- **THE REQUEST**: Everything from the opening line of the records below through the line with "plt.rcParams['mathtext.default'] = 'regular'" must be duplicated exactly, pictures left out.

-*-

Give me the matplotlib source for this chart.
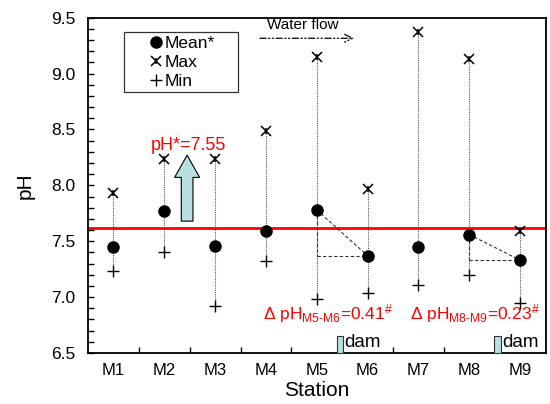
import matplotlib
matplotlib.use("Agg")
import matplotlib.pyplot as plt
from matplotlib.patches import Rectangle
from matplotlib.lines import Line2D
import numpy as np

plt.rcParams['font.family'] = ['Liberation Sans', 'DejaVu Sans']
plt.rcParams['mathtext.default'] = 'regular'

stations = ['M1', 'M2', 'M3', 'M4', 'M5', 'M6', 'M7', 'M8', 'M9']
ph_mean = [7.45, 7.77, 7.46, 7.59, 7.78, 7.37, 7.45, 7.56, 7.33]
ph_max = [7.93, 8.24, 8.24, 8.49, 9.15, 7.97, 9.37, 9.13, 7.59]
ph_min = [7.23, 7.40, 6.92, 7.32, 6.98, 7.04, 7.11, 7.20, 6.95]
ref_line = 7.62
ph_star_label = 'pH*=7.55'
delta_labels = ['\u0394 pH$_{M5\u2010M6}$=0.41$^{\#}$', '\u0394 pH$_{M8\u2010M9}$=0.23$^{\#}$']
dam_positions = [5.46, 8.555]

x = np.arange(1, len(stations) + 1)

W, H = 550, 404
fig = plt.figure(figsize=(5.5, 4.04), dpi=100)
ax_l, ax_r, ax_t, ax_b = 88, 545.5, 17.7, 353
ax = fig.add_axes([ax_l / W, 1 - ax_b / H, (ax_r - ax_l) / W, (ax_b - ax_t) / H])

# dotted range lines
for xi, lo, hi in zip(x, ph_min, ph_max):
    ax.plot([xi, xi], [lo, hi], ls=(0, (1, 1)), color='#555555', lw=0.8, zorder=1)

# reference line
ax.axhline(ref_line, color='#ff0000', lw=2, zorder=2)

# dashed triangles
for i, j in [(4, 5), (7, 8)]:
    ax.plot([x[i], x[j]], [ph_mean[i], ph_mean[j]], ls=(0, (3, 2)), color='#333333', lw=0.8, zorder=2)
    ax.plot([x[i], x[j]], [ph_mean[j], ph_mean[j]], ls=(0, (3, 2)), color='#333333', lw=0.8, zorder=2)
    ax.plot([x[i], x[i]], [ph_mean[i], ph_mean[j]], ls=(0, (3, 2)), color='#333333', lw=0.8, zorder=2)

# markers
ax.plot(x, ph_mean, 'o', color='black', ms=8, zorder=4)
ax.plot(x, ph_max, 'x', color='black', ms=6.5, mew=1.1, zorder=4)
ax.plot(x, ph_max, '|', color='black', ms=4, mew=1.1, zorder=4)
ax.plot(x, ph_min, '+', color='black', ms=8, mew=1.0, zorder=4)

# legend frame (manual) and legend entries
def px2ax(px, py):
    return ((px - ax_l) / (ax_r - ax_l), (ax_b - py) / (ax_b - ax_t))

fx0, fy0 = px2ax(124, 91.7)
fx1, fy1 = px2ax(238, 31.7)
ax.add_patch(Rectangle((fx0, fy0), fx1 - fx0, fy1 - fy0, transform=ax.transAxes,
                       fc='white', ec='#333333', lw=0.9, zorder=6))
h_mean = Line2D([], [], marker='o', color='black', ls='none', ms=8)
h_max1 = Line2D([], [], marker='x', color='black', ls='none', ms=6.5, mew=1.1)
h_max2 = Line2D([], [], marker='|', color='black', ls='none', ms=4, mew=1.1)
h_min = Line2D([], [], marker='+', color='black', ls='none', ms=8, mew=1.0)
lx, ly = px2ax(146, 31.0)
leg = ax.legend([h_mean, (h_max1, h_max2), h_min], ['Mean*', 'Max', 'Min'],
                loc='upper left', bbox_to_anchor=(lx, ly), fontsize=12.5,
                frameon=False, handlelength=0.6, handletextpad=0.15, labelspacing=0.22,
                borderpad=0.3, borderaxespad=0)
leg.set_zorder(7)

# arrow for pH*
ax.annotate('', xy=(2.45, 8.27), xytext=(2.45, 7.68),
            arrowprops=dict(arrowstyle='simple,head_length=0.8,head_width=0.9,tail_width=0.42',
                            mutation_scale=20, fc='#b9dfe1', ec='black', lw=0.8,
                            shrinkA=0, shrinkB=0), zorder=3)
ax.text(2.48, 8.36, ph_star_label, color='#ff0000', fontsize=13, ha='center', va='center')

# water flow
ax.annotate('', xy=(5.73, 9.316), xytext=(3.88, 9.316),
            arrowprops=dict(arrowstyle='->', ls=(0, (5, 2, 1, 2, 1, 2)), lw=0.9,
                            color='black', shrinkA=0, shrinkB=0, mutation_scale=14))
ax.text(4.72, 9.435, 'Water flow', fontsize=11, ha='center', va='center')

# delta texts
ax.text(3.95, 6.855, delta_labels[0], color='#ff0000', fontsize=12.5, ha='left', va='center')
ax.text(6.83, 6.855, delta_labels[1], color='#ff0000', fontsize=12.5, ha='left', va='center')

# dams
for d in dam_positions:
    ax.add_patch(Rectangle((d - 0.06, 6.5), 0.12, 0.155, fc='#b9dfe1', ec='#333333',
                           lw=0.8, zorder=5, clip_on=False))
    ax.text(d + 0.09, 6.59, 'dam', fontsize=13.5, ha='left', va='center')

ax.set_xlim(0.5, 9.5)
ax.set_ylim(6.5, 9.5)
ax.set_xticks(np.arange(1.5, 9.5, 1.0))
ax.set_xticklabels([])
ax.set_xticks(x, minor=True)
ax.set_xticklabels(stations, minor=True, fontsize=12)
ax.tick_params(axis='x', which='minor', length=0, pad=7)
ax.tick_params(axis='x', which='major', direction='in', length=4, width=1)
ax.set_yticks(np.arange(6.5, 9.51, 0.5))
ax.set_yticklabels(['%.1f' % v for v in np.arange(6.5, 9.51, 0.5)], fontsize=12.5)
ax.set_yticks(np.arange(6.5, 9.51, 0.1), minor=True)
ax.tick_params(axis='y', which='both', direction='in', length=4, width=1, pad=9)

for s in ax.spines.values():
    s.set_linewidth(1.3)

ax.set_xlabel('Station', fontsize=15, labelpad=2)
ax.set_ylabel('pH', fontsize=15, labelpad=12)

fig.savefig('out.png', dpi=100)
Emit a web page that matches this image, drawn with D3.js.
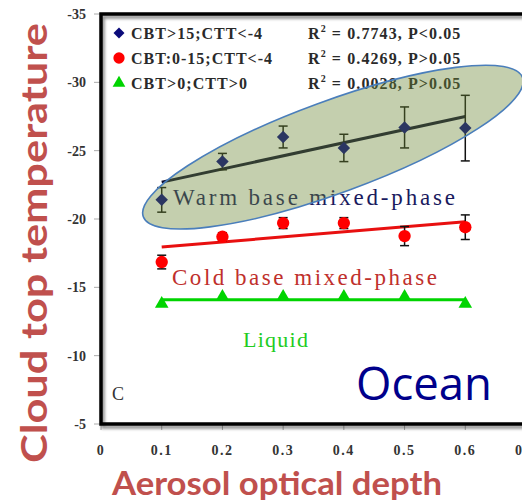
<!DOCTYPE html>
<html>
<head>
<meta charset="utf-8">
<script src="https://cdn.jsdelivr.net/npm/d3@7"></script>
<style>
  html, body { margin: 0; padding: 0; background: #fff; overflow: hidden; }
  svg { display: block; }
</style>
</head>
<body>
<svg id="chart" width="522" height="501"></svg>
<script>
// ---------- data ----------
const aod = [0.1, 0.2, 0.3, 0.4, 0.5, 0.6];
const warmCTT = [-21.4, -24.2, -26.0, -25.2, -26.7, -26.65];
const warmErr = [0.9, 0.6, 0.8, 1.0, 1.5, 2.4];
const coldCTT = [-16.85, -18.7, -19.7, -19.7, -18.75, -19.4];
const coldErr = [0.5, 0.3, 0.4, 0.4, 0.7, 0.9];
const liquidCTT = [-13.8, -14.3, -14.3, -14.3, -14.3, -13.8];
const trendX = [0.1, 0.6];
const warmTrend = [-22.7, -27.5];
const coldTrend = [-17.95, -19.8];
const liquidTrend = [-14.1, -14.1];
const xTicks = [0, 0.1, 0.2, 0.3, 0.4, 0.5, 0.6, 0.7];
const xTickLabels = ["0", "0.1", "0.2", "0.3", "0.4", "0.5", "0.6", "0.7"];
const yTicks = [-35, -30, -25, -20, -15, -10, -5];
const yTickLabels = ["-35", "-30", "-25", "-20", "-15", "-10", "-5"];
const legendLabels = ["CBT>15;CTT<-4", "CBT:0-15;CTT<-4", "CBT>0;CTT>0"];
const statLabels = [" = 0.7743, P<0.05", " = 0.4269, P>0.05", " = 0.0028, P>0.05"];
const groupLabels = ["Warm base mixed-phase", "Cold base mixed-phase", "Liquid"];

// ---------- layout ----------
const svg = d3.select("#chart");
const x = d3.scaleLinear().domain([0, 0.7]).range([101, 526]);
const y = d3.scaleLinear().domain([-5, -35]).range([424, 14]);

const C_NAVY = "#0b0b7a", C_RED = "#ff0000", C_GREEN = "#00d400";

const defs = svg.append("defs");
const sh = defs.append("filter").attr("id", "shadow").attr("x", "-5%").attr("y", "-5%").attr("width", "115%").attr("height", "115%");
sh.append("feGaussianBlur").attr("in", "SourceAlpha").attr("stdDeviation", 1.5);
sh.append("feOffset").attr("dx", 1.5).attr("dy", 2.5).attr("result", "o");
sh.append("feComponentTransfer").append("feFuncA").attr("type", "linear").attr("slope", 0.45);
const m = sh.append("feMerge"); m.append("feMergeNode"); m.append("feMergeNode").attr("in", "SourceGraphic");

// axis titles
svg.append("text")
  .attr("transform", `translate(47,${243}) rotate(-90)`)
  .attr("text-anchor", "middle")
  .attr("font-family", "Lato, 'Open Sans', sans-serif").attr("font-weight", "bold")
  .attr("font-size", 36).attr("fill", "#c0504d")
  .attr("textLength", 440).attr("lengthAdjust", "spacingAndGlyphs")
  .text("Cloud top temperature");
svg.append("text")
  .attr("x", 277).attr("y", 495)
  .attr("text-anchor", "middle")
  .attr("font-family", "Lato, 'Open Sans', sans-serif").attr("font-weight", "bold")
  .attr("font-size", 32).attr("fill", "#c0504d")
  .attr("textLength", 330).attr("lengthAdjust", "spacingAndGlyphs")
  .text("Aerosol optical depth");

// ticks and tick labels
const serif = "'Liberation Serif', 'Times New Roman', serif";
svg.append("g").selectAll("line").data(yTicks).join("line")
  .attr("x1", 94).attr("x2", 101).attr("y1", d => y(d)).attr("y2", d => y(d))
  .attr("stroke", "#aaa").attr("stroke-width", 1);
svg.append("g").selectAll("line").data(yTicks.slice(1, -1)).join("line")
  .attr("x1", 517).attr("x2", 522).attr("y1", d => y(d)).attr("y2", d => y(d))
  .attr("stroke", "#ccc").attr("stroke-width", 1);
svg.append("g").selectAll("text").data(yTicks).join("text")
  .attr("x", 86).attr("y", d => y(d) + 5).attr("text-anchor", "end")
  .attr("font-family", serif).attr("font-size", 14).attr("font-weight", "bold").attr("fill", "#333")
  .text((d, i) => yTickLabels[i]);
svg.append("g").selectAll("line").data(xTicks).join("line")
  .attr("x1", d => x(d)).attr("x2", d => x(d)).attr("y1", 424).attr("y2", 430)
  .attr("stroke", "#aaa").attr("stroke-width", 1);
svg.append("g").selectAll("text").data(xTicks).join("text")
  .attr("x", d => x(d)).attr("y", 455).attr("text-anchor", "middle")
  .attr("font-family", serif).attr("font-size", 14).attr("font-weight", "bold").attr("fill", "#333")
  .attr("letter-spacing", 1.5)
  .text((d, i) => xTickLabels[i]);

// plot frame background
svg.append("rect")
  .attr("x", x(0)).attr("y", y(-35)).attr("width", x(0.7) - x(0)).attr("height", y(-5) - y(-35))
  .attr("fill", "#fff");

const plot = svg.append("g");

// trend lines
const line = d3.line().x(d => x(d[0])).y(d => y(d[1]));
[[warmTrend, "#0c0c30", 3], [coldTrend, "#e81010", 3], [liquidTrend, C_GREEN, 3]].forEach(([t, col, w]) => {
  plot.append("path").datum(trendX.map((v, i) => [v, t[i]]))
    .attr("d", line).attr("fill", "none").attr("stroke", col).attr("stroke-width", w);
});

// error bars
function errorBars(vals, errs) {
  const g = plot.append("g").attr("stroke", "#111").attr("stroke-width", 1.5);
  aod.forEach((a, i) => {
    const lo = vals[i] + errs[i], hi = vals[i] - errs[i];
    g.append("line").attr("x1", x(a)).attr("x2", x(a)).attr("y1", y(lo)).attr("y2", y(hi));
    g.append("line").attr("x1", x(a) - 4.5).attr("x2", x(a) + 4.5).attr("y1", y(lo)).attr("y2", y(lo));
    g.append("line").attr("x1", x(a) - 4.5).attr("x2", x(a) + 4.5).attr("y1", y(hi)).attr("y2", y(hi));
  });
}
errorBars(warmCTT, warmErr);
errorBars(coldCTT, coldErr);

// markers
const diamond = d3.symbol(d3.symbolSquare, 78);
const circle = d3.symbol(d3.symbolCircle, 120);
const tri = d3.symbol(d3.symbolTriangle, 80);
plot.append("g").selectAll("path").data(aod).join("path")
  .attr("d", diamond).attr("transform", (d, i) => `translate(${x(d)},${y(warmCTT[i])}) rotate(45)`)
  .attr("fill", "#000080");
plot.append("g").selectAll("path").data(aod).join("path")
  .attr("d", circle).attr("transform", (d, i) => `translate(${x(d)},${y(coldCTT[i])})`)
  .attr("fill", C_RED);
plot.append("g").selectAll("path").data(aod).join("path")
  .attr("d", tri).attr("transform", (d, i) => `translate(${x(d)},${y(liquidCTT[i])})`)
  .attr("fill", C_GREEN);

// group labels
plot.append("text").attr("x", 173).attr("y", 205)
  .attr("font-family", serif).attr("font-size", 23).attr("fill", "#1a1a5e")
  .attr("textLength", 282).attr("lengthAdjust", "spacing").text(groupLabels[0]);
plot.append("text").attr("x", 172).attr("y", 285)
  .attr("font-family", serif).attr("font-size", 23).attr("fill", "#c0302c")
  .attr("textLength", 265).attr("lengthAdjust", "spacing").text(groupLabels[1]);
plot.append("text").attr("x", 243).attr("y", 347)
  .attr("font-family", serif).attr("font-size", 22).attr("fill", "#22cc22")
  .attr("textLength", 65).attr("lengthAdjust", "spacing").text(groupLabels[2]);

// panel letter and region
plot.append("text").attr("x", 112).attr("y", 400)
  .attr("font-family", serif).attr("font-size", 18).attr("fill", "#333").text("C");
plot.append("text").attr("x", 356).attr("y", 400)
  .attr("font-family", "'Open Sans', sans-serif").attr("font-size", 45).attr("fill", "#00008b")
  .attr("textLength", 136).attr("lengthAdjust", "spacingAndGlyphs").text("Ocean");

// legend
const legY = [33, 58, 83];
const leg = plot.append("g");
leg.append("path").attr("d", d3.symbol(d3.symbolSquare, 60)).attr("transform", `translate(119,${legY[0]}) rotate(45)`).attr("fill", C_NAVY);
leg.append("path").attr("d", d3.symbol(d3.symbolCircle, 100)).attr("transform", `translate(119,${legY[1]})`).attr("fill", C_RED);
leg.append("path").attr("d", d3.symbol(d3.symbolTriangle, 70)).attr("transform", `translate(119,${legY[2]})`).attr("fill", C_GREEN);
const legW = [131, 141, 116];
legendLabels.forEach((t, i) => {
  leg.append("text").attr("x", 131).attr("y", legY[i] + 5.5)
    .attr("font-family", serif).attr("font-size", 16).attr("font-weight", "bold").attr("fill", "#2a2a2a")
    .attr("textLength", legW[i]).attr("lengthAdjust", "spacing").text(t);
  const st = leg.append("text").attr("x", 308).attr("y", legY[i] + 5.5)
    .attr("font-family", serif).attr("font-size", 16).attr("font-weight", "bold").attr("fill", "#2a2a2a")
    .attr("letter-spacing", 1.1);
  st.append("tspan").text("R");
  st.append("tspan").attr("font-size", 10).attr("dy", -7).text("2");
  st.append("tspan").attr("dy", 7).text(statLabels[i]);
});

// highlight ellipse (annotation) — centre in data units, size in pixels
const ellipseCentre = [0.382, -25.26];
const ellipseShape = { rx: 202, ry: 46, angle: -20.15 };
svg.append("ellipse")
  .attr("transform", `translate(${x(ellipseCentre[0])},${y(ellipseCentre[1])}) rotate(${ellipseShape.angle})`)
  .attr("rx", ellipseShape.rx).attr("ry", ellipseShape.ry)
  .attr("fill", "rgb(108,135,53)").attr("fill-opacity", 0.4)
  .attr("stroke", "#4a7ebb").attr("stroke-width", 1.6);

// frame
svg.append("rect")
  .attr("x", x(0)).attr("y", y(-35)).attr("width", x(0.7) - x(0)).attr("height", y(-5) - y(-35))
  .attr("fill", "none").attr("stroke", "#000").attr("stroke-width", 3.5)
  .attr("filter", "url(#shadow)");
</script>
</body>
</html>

-*-

- **CORRECT OUTPUT**:
Give me the matplotlib source for this chart.
import matplotlib
matplotlib.use("Agg")
import matplotlib.pyplot as plt
from matplotlib.patches import Rectangle
from matplotlib.lines import Line2D
import numpy as np

plt.rcParams['font.family'] = ['Liberation Sans', 'DejaVu Sans']
plt.rcParams['mathtext.default'] = 'regular'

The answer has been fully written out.